To explore this she draws on diverse and creative methods (ethnography, discourse analysis, qualitative interviews, mental maps) and disciplines (criminology, human geography, creative arts). Through her work with often vulnerable groups as well as professionals she has experience in ethics processes on university level as well as with prisons and other institutions. Anna has long-standing experience in presenting at conferences, organising sessions and workshops. She has engaged in various outreach work, collaborating closely with the Scottish Centre for Criminal Justice Research (SCCJR) and with services like Up-2-Us (third sector organisation that supports young people in prison and secure accommodation). Anna has been involved in report writing and policy development for Phase Three Consultancy and Up-2-Us in Scotland. She is currently working on an edited collection with Dr Dominique Moran which is part of Palgrave's criminology series, and has been involved in peer reviewing for different journals including Progress in Human Geography.

Research

Anna's PhD project is concerned with the experiences of girls and women in the Scottish criminal justice system. It explores their experiences in three types of institutions (secure care units, prison, closed psychiatric units) and professionals' views of the Scottish system. The discourse on spaces of confinement is extended by highlighting the women's 'trajectory' into incarceration and the use of closed institutions as a response to 'unmanageable' and 'disorderly' behaviour. It specifies how these social, material and symbolic spaces are experienced and responded to and what the institutional journeys between them can look like. The geography of three different systems of confinement for girls and women works towards an understanding of the carceral experience as embodied, emotional and often repetitive practice going beyond physical carceral detainment. The projects sits within the subfield of carceral geography but works across other disciplines like criminology and subfields like mental health geography or security geography. It engages with conceptual, methodological and empirical debates, interrogating both the constitution of closed spaces, their inner working and permeability, as well as individual adaption, resistance and identity formation in restrictive institutional environments. The two aspects are connected by tracing the young women's journeys through different carceral systems and their life beyond confinement. Through fieldwork and engagement with practitioners, this project has led to further involvement in policy and practice beyond the academy.

Publications

Key publications: 

Schliehe, A. (forthcoming) 'Towards a feminist carceral geography? Of female offenders and prison spaces' In: Moran, D.; Schliehe, A. (eds) (forthcoming) Confined places, secure spaces: The spatialisation of studies of confinement [Palgrave]

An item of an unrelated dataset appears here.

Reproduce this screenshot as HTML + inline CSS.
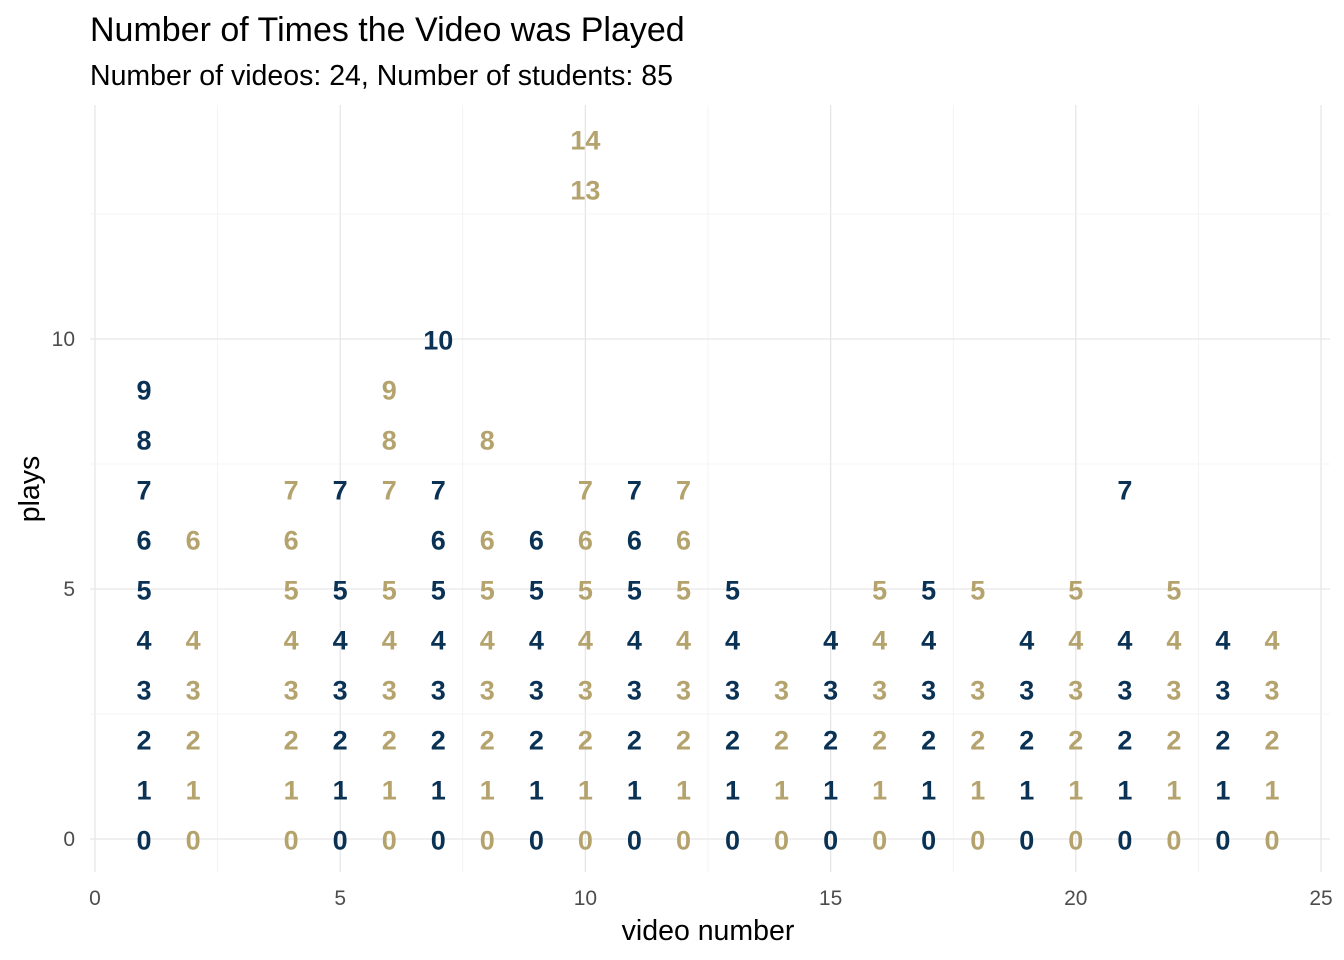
<!DOCTYPE html>
<html><head><meta charset="utf-8"><style>
body{margin:0;background:#fff;}
svg{display:block;font-family:"Liberation Sans",Arial,sans-serif;}
</style></head><body>
<svg id="chart" width="1344" height="960" xmlns="http://www.w3.org/2000/svg">
<text x="90" y="41" font-size="34" fill="#000">Number of Times the Video was Played</text>
<text x="90" y="85" font-size="28.5" fill="#000">Number of videos: 24, Number of students: 85</text>
<g id="grid"></g><g id="labels"></g><g id="axes"></g>
<text x="708" y="940" font-size="28.5" text-anchor="middle" fill="#000">video number</text>
<text transform="translate(39,489) rotate(-90)" font-size="28.5" text-anchor="middle" fill="#000">plays</text>
</svg>
<script>
const videos=[1,2,4,5,6,7,8,9,10,11,12,13,14,15,16,17,18,19,20,21,22,23,24];
const playValues=[
[0,1,2,3,4,5,6,7,8,9],[0,1,2,3,4,6],[0,1,2,3,4,5,6,7],[0,1,2,3,4,5,7],[0,1,2,3,4,5,7,8,9],
[0,1,2,3,4,5,6,7,10],[0,1,2,3,4,5,6,8],[0,1,2,3,4,5,6],[0,1,2,3,4,5,6,7,13,14],[0,1,2,3,4,5,6,7],
[0,1,2,3,4,5,6,7],[0,1,2,3,4,5],[0,1,2,3],[0,1,2,3,4],[0,1,2,3,4,5],[0,1,2,3,4,5],[0,1,2,3,5],
[0,1,2,3,4],[0,1,2,3,4,5],[0,1,2,3,4,7],[0,1,2,3,4,5],[0,1,2,3,4],[0,1,2,3,4]];
const xTicks=[0,5,10,15,20,25];
const yTicks=[0,5,10];
const NS="http://www.w3.org/2000/svg";
const X=v=>95+v*49.04, Y=v=>839-v*50;
const L=90,R=1330,T=105,B=872;
function mk(tag,attrs,parent){const e=document.createElementNS(NS,tag);for(const k in attrs)e.setAttribute(k,attrs[k]);parent.appendChild(e);return e;}
const g=document.getElementById('grid'),lab=document.getElementById('labels'),ax=document.getElementById('axes');
for(let v=0;v<=25;v+=2.5){const l=mk('line',{x1:X(v),x2:X(v),y1:T,y2:B,stroke:v%5===0?'#e6e6e6':'#f0f0f0','stroke-width':v%5===0?1.3:0.8},g);

}
for(let v=0;v<=15;v+=2.5){const y=Y(v);if(y<T)continue;const l=mk('line',{x1:L,x2:R,y1:y,y2:y,stroke:v%5===0?'#e6e6e6':'#f0f0f0','stroke-width':v%5===0?1.3:0.8},g);

}
xTicks.forEach(t=>{const e=mk('text',{x:X(t),y:905,'font-size':21,'text-anchor':'middle',fill:'#4d4d4d'},ax);e.textContent=t;

});
yTicks.forEach(t=>{const e=mk('text',{x:75,y:Y(t)+7,'font-size':21,'text-anchor':'end',fill:'#4d4d4d'},ax);e.textContent=t;

});
videos.forEach((vid,i)=>{playValues[i].forEach(p=>{
const e=mk('text',{x:X(vid),y:Y(p)+10.5,'font-size':27,'font-weight':'bold','text-anchor':'middle',fill:vid%2?'#0A3255':'#B5A36E'},lab);
e.textContent=p;

});});
</script>
</body></html>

  • Schliehe, A. (forthcoming) 'Constraint locomotion: of complex micro-scale mobilities in carceral environments' In: Peters, K.; Turner, J. (eds) (forthcoming) Carceral mobilities [Routledge]

  • Schliehe, A .; Crowley, A. (forthcoming) 'Carefully controlled: young people and their pathways through spaces of secure care' In: Horton J.; Pyer,M. (eds) (forthcoming) Children, young people and care [Routledge]

  • Schliehe, A (2016) 'Re-discovering Goffman - contemporary carceral geography, the 'total' institution and notes on heterotopia' In: Geografiska Annaler: Series B, Human Geography

  • Schliehe, A . (2015) 'Locking up children and young people - secure care in Scotland' In: Horton, J.; Evans, B. (eds) Geographies of Children and Young People [Springer]

  • Schliehe, A . (2014) 'Inside 'the Carceral': Girls and Young Women in the Scottish Criminal Justice System' In: Scottish Geographical Journal, DOI10.1080/14702541.2013.838639

  • Laxton, M.; Clark, N.; Schliehe, A. (2011) 'Caring for young people with mental health problems' Phase Three Consultancy Paper for Gateway, Dublin.